- [DATA EXCERPT]
begin

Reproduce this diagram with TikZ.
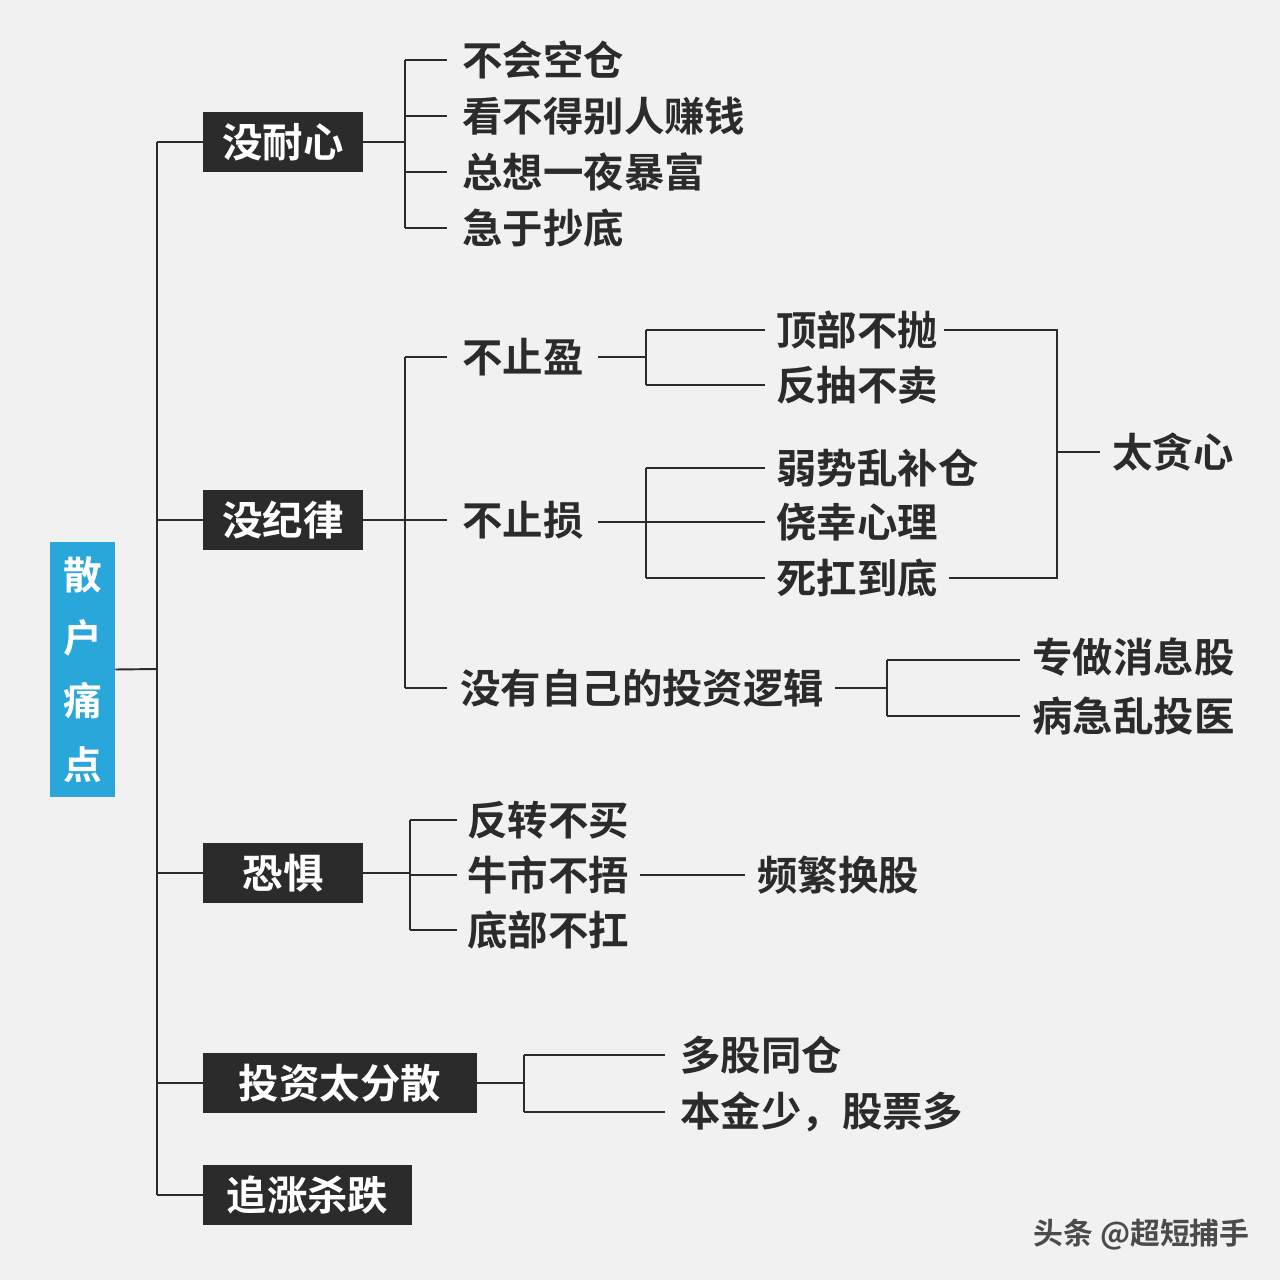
\documentclass[tikz,border=0pt]{standalone}
\usepackage{fontspec}
\newfontfamily\cjk{Noto Sans CJK SC Bold}
\definecolor{bg}{HTML}{F1F1F1}
\definecolor{ink}{HTML}{2B2B2B}
\definecolor{rootblue}{HTML}{2AA7DA}
\tikzset{
	txt/.style={anchor=west,inner sep=0pt,font=\cjk\fontsize{23}{27}\selectfont,text=ink},
	cat/.style={fill=ink,text=white,inner sep=0pt,font=\cjk\fontsize{23}{27}\selectfont},
	ln/.style={draw=ink,line width=1.1pt}
}
\begin{document}
\begin{tikzpicture}[x=0.02cm,y=-0.02cm]
	\fill[bg](0,0)rectangle(1280,1280);
	\useasboundingbox(0,0)rectangle(1280,1280);
	% root and categories
	\node[fill=rootblue,text=white,minimum width=1.3cm,minimum height=5.1cm,inner sep=0pt,
		font=\cjk\fontsize{22}{36}\selectfont,align=center] at (82.5,669.5)(root){散\\户\\痛\\点};
	\node[cat,minimum width=3.2cm,minimum height=1.2cm] at (283,142)(c1){没耐心};
	\node[cat,minimum width=3.2cm,minimum height=1.2cm] at (283,520)(c2){没纪律};
	\node[cat,minimum width=3.2cm,minimum height=1.2cm] at (283,873)(c3){恐惧};
	\node[cat,minimum width=5.48cm,minimum height=1.2cm] at (340,1083)(c4){投资太分散};
	\node[cat,minimum width=4.18cm,minimum height=1.2cm] at (307.5,1195)(c5){追涨杀跌};
	\coordinate(t) at (157,669);
	\draw[ln](root.east)--(t);
	\draw[ln](157,142)--(157,1195);
	\foreach \c in {c1,c2,c3,c4,c5}
		\draw[ln](157,0|-\c.west)--(\c.west);

	% 没耐心
	\node[txt] at (462,60)(a1){不会空仓};
	\node[txt] at (462,116)(a2){看不得别人赚钱};
	\node[txt] at (462,172)(a3){总想一夜暴富};
	\node[txt] at (462,228)(a4){急于抄底};
	\draw[ln](c1.east)--(405,142);
	\draw[ln](405,60)--(405,228);
	\foreach \n in {a1,a2,a3,a4}
		\draw[ln](405,0|-\n.west)--(447,0|-\n.west);

	% 没纪律
	\node[txt] at (462,357)(b1){不止盈};
	\node[txt] at (462,520)(b2){不止损};
	\node[txt] at (460,688)(b3){没有自己的投资逻辑};
	\draw[ln](c2.east)--(405,520);
	\draw[ln](405,357)--(405,688);
	\foreach \n in {b1,b2,b3}
		\draw[ln](405,0|-\n.west)--(447,0|-\n.west);

	\node[txt] at (776,330)(d1){顶部不抛};
	\node[txt] at (776,385)(d2){反抽不卖};
	\draw[ln](598,357)--(646,357)(646,330)--(646,385);
	\foreach \n in {d1,d2}
		\draw[ln](646,0|-\n.west)--(765,0|-\n.west);

	\node[txt] at (776,468)(e1){弱势乱补仓};
	\node[txt] at (776,522)(e2){侥幸心理};
	\node[txt] at (776,578)(e3){死扛到底};
	\draw[ln](598,522)--(646,522)(646,468)--(646,578);
	\foreach \n in {e1,e2,e3}
		\draw[ln](646,0|-\n.west)--(765,0|-\n.west);

	\node[txt] at (1112,452)(g){太贪心};
	\draw[ln](d1.east)++(6,0)--(1057,330)--(1057,578)--([xshift=6pt]e3.east);
	\draw[ln](1057,452)--(1100,452);

	\node[txt] at (1032,657)(f1){专做消息股};
	\node[txt] at (1032,716)(f2){病急乱投医};
	\draw[ln]([xshift=6pt]b3.east)--(887,688)(887,660)--(887,716);
	\draw[ln](887,660)--(1020,660)(887,716)--(1020,716);

	% 恐惧
	\node[txt] at (467,820)(h1){反转不买};
	\node[txt] at (467,875)(h2){牛市不捂};
	\node[txt] at (467,930)(h3){底部不扛};
	\node[txt] at (757,875)(h4){频繁换股};
	\draw[ln](c3.east)--(410,873)(410,820)--(410,930);
	\foreach \n in {h1,h2,h3}
		\draw[ln](410,0|-\n.west)--(457,0|-\n.west);
	\draw[ln]([xshift=6pt]h2.east)--(745,875);

	% 投资太分散
	\node[txt] at (680,1055)(k1){多股同仓};
	\node[txt] at (680,1112)(k2){本金少，股票多};
	\draw[ln](c4.east)--(524,1083)(524,1055)--(524,1112);
	\foreach \n in {k1,k2}
		\draw[ln](524,0|-\n.west)--(665,0|-\n.west);

	\node[anchor=east,inner sep=0pt,text=ink!85,font=\cjk\fontsize{17}{20}\selectfont] at (1250,1235)(wm){头条 @超短捕手};
\end{tikzpicture}
\end{document}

end

- [DIRECTIONS]
Leaving the pictures aside, transcribe the entire listing exactly.

- [EXERCISE RESPONSE]
Reproduce this diagram with TikZ.
\documentclass[tikz,border=0pt]{standalone}
\usepackage{fontspec}
\newfontfamily\cjk{Noto Sans CJK SC Bold}
\definecolor{bg}{HTML}{F1F1F1}
\definecolor{ink}{HTML}{2B2B2B}
\definecolor{rootblue}{HTML}{2AA7DA}
\tikzset{
	txt/.style={anchor=west,inner sep=0pt,font=\cjk\fontsize{23}{27}\selectfont,text=ink},
	cat/.style={fill=ink,text=white,inner sep=0pt,font=\cjk\fontsize{23}{27}\selectfont},
	ln/.style={draw=ink,line width=1.1pt}
}
\begin{document}
\begin{tikzpicture}[x=0.02cm,y=-0.02cm]
	\fill[bg](0,0)rectangle(1280,1280);
	\useasboundingbox(0,0)rectangle(1280,1280);
	% root and categories
	\node[fill=rootblue,text=white,minimum width=1.3cm,minimum height=5.1cm,inner sep=0pt,
		font=\cjk\fontsize{22}{36}\selectfont,align=center] at (82.5,669.5)(root){散\\户\\痛\\点};
	\node[cat,minimum width=3.2cm,minimum height=1.2cm] at (283,142)(c1){没耐心};
	\node[cat,minimum width=3.2cm,minimum height=1.2cm] at (283,520)(c2){没纪律};
	\node[cat,minimum width=3.2cm,minimum height=1.2cm] at (283,873)(c3){恐惧};
	\node[cat,minimum width=5.48cm,minimum height=1.2cm] at (340,1083)(c4){投资太分散};
	\node[cat,minimum width=4.18cm,minimum height=1.2cm] at (307.5,1195)(c5){追涨杀跌};
	\coordinate(t) at (157,669);
	\draw[ln](root.east)--(t);
	\draw[ln](157,142)--(157,1195);
	\foreach \c in {c1,c2,c3,c4,c5}
		\draw[ln](157,0|-\c.west)--(\c.west);

	% 没耐心
	\node[txt] at (462,60)(a1){不会空仓};
	\node[txt] at (462,116)(a2){看不得别人赚钱};
	\node[txt] at (462,172)(a3){总想一夜暴富};
	\node[txt] at (462,228)(a4){急于抄底};
	\draw[ln](c1.east)--(405,142);
	\draw[ln](405,60)--(405,228);
	\foreach \n in {a1,a2,a3,a4}
		\draw[ln](405,0|-\n.west)--(447,0|-\n.west);

	% 没纪律
	\node[txt] at (462,357)(b1){不止盈};
	\node[txt] at (462,520)(b2){不止损};
	\node[txt] at (460,688)(b3){没有自己的投资逻辑};
	\draw[ln](c2.east)--(405,520);
	\draw[ln](405,357)--(405,688);
	\foreach \n in {b1,b2,b3}
		\draw[ln](405,0|-\n.west)--(447,0|-\n.west);

	\node[txt] at (776,330)(d1){顶部不抛};
	\node[txt] at (776,385)(d2){反抽不卖};
	\draw[ln](598,357)--(646,357)(646,330)--(646,385);
	\foreach \n in {d1,d2}
		\draw[ln](646,0|-\n.west)--(765,0|-\n.west);

	\node[txt] at (776,468)(e1){弱势乱补仓};
	\node[txt] at (776,522)(e2){侥幸心理};
	\node[txt] at (776,578)(e3){死扛到底};
	\draw[ln](598,522)--(646,522)(646,468)--(646,578);
	\foreach \n in {e1,e2,e3}
		\draw[ln](646,0|-\n.west)--(765,0|-\n.west);

	\node[txt] at (1112,452)(g){太贪心};
	\draw[ln](d1.east)++(6,0)--(1057,330)--(1057,578)--([xshift=6pt]e3.east);
	\draw[ln](1057,452)--(1100,452);

	\node[txt] at (1032,657)(f1){专做消息股};
	\node[txt] at (1032,716)(f2){病急乱投医};
	\draw[ln]([xshift=6pt]b3.east)--(887,688)(887,660)--(887,716);
	\draw[ln](887,660)--(1020,660)(887,716)--(1020,716);

	% 恐惧
	\node[txt] at (467,820)(h1){反转不买};
	\node[txt] at (467,875)(h2){牛市不捂};
	\node[txt] at (467,930)(h3){底部不扛};
	\node[txt] at (757,875)(h4){频繁换股};
	\draw[ln](c3.east)--(410,873)(410,820)--(410,930);
	\foreach \n in {h1,h2,h3}
		\draw[ln](410,0|-\n.west)--(457,0|-\n.west);
	\draw[ln]([xshift=6pt]h2.east)--(745,875);

	% 投资太分散
	\node[txt] at (680,1055)(k1){多股同仓};
	\node[txt] at (680,1112)(k2){本金少，股票多};
	\draw[ln](c4.east)--(524,1083)(524,1055)--(524,1112);
	\foreach \n in {k1,k2}
		\draw[ln](524,0|-\n.west)--(665,0|-\n.west);

	\node[anchor=east,inner sep=0pt,text=ink!85,font=\cjk\fontsize{17}{20}\selectfont] at (1250,1235)(wm){头条 @超短捕手};
\end{tikzpicture}
\end{document}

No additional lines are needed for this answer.